* [STATED PROBLEM] Only the pictures stay out; every record is to be quoted exactly.

^^^^

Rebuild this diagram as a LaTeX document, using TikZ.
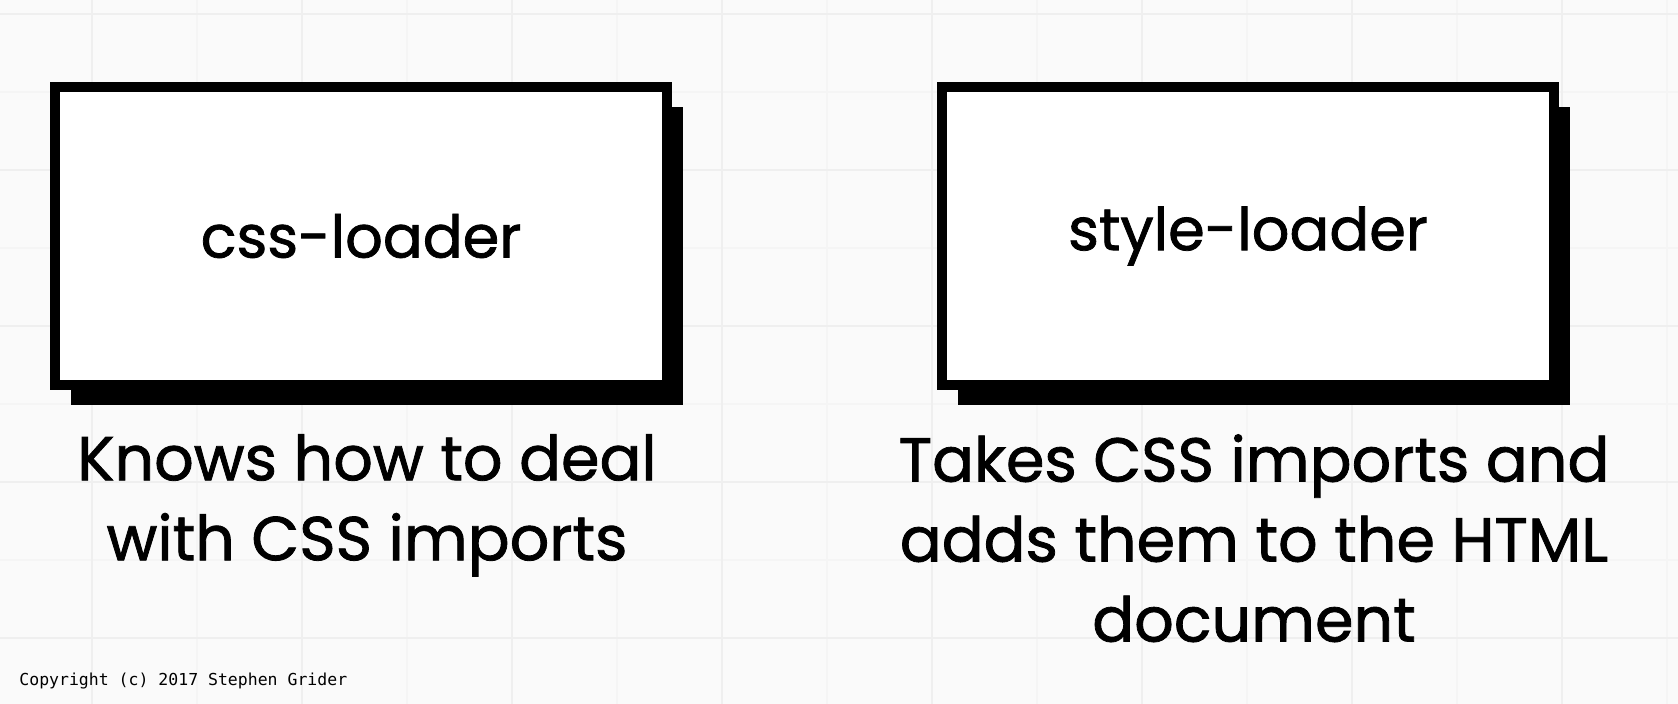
\documentclass[tikz,border=0pt]{standalone}
\usepackage{fontspec}
\setmainfont{Poppins}[FakeBold=1.3]
\newfontfamily\copyfont{DejaVu Sans Mono}
\usetikzlibrary{positioning,shadows}
\definecolor{paper}{HTML}{FAFAFA}
\definecolor{gridmajor}{HTML}{EFEFEF}
\definecolor{gridminor}{HTML}{F5F5F5}

\begin{document}
\begin{tikzpicture}[x=0.5pt,y=-0.5pt]
\tikzset{loader/.style={draw, line width=5pt, fill=white, minimum width=306pt, minimum height=149pt,
    font=\fontsize{29.5}{34}\selectfont,
    drop shadow={shadow xshift=8pt, shadow yshift=-10pt, fill=black, opacity=1}},
  desc/.style={align=center, inner sep=0pt, font=\fontsize{31}{40}\selectfont}};
   \fill[paper] (0,0) rectangle (1678,704);
   \useasboundingbox (0,0) rectangle (1678,704);
   % grid
   \foreach \x in {197,407,...,1667} \draw[gridminor, line width=1pt] (\x,0) -- (\x,704);
   \foreach \y in {92,248,...,560} \draw[gridminor, line width=1pt] (0,\y) -- (1678,\y);
   \foreach \x in {92,302,...,1562} \draw[gridmajor, line width=1pt] (\x,0) -- (\x,704);
   \foreach \y in {14,170,...,638} \draw[gridmajor, line width=1pt] (0,\y) -- (1678,\y);

   \node[loader] at (361,236) (css) {css-loader};
   \node[loader] [right = 132.5pt of css] (style) {style-loader};
   \node[desc] [below = 22pt of css, xshift=3pt] (cssdesc) {Knows how to deal\\with CSS imports};
   \node[desc] [below = 22pt of style, xshift=3pt] (styledesc) {Takes CSS imports and\\adds them to the HTML\\document};
   %\node[desc] [below = 23pt of cssdesc] (note) {};
   \node[anchor=west, inner sep=0pt, font=\copyfont\fontsize{8.25}{10}\selectfont] at (19,681) (copy) {Copyright (c) 2017 Stephen Grider};
\end{tikzpicture}
\end{document}
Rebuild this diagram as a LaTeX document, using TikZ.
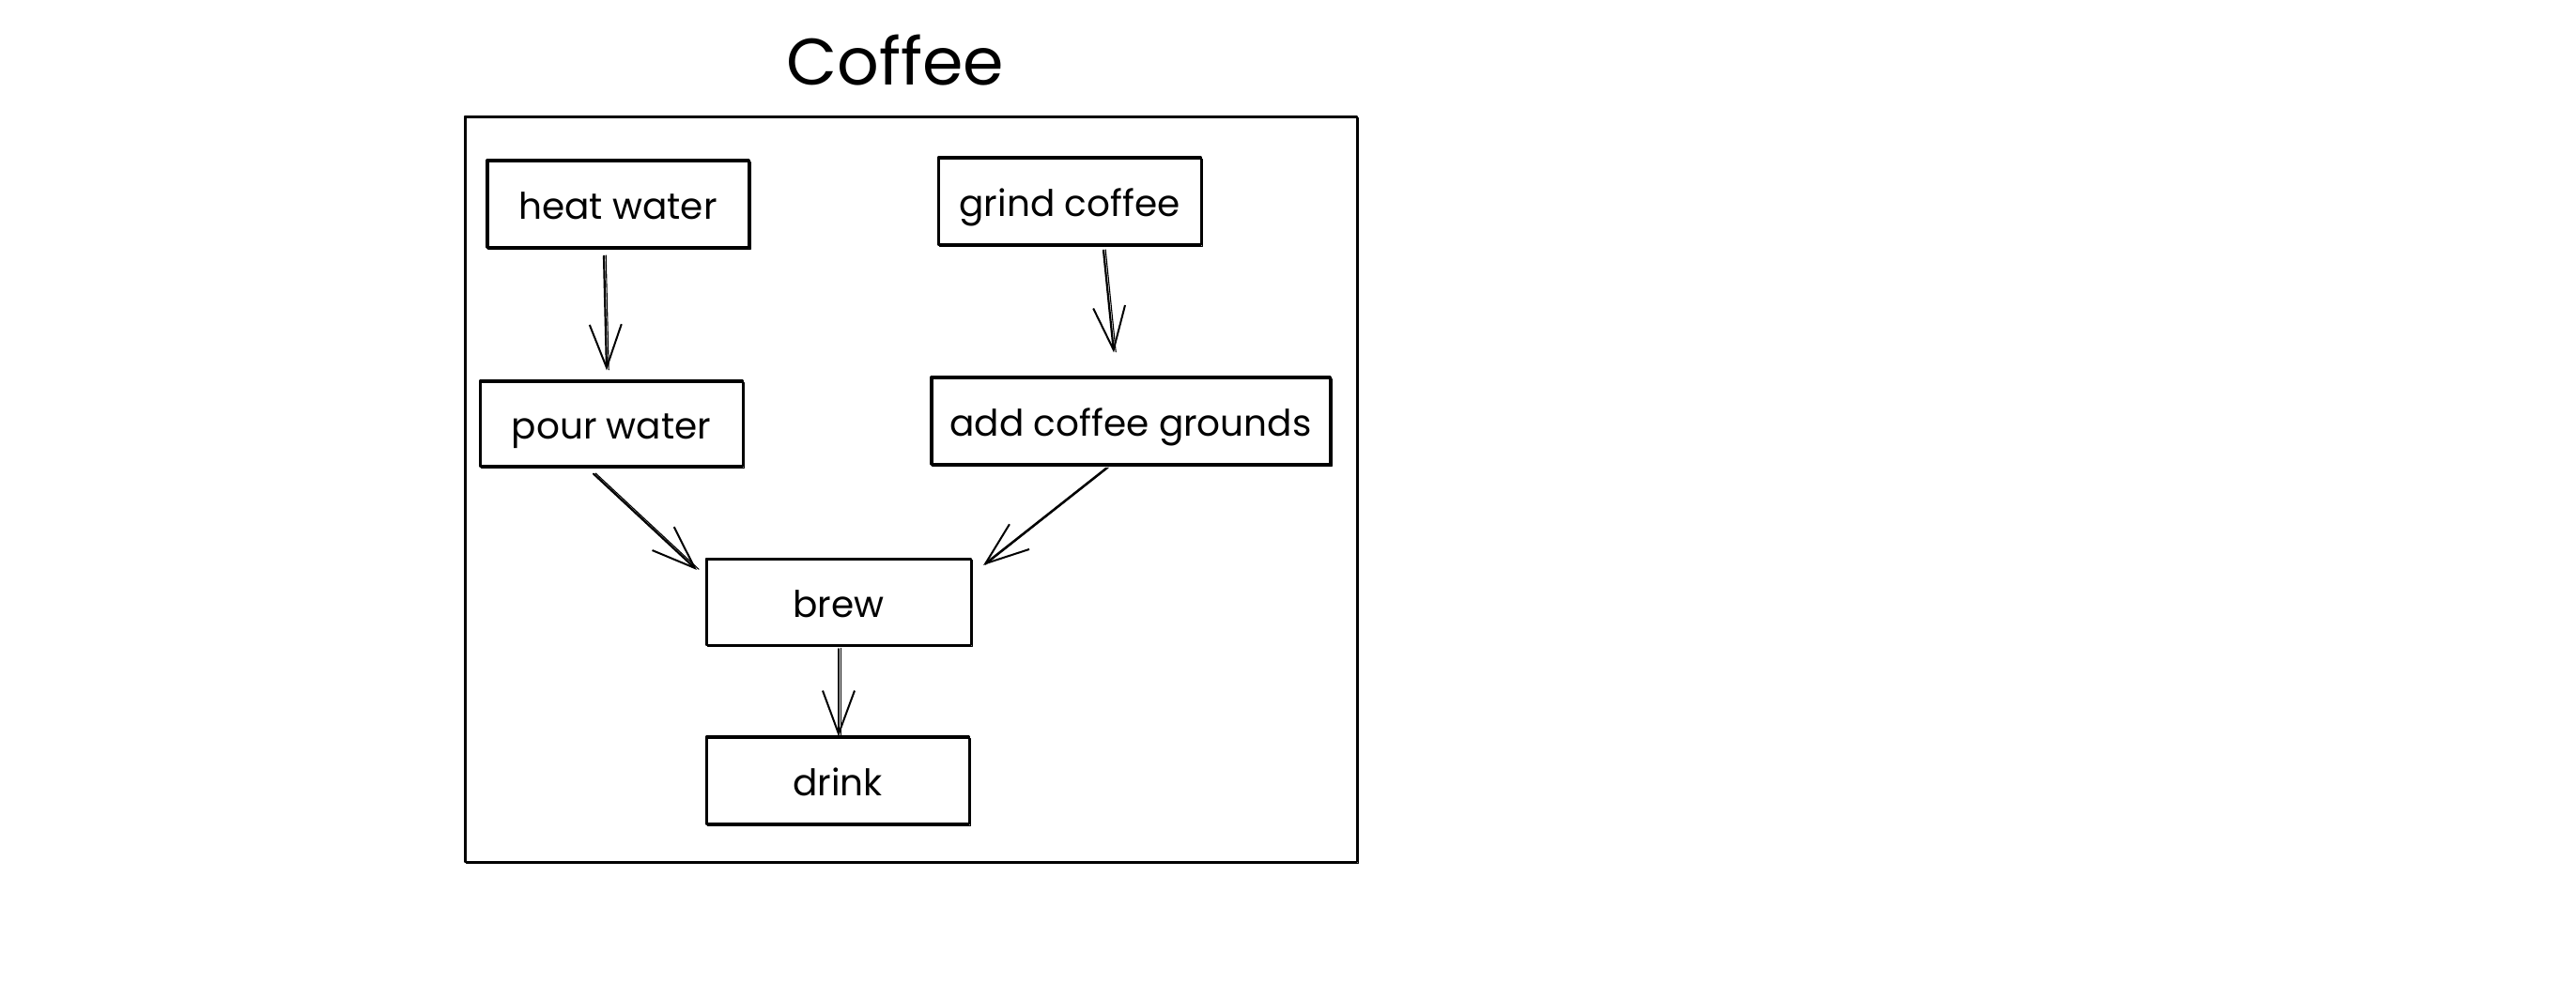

^^^^

* [COMPLETED EXERCISE]
Rebuild this diagram as a LaTeX document, using TikZ.
\documentclass[tikz,border=0pt]{standalone}
\usepackage{fontspec}
\setmainfont{Poppins}[FakeBold=1.3]
\newfontfamily\copyfont{DejaVu Sans Mono}
\usetikzlibrary{positioning,shadows}
\definecolor{paper}{HTML}{FAFAFA}
\definecolor{gridmajor}{HTML}{EFEFEF}
\definecolor{gridminor}{HTML}{F5F5F5}

\begin{document}
\begin{tikzpicture}[x=0.5pt,y=-0.5pt]
\tikzset{loader/.style={draw, line width=5pt, fill=white, minimum width=306pt, minimum height=149pt,
    font=\fontsize{29.5}{34}\selectfont,
    drop shadow={shadow xshift=8pt, shadow yshift=-10pt, fill=black, opacity=1}},
  desc/.style={align=center, inner sep=0pt, font=\fontsize{31}{40}\selectfont}};
   \fill[paper] (0,0) rectangle (1678,704);
   \useasboundingbox (0,0) rectangle (1678,704);
   % grid
   \foreach \x in {197,407,...,1667} \draw[gridminor, line width=1pt] (\x,0) -- (\x,704);
   \foreach \y in {92,248,...,560} \draw[gridminor, line width=1pt] (0,\y) -- (1678,\y);
   \foreach \x in {92,302,...,1562} \draw[gridmajor, line width=1pt] (\x,0) -- (\x,704);
   \foreach \y in {14,170,...,638} \draw[gridmajor, line width=1pt] (0,\y) -- (1678,\y);

   \node[loader] at (361,236) (css) {css-loader};
   \node[loader] [right = 132.5pt of css] (style) {style-loader};
   \node[desc] [below = 22pt of css, xshift=3pt] (cssdesc) {Knows how to deal\\with CSS imports};
   \node[desc] [below = 22pt of style, xshift=3pt] (styledesc) {Takes CSS imports and\\adds them to the HTML\\document};
   %\node[desc] [below = 23pt of cssdesc] (note) {};
   \node[anchor=west, inner sep=0pt, font=\copyfont\fontsize{8.25}{10}\selectfont] at (19,681) (copy) {Copyright (c) 2017 Stephen Grider};
\end{tikzpicture}
\end{document}
Rebuild this diagram as a LaTeX document, using TikZ.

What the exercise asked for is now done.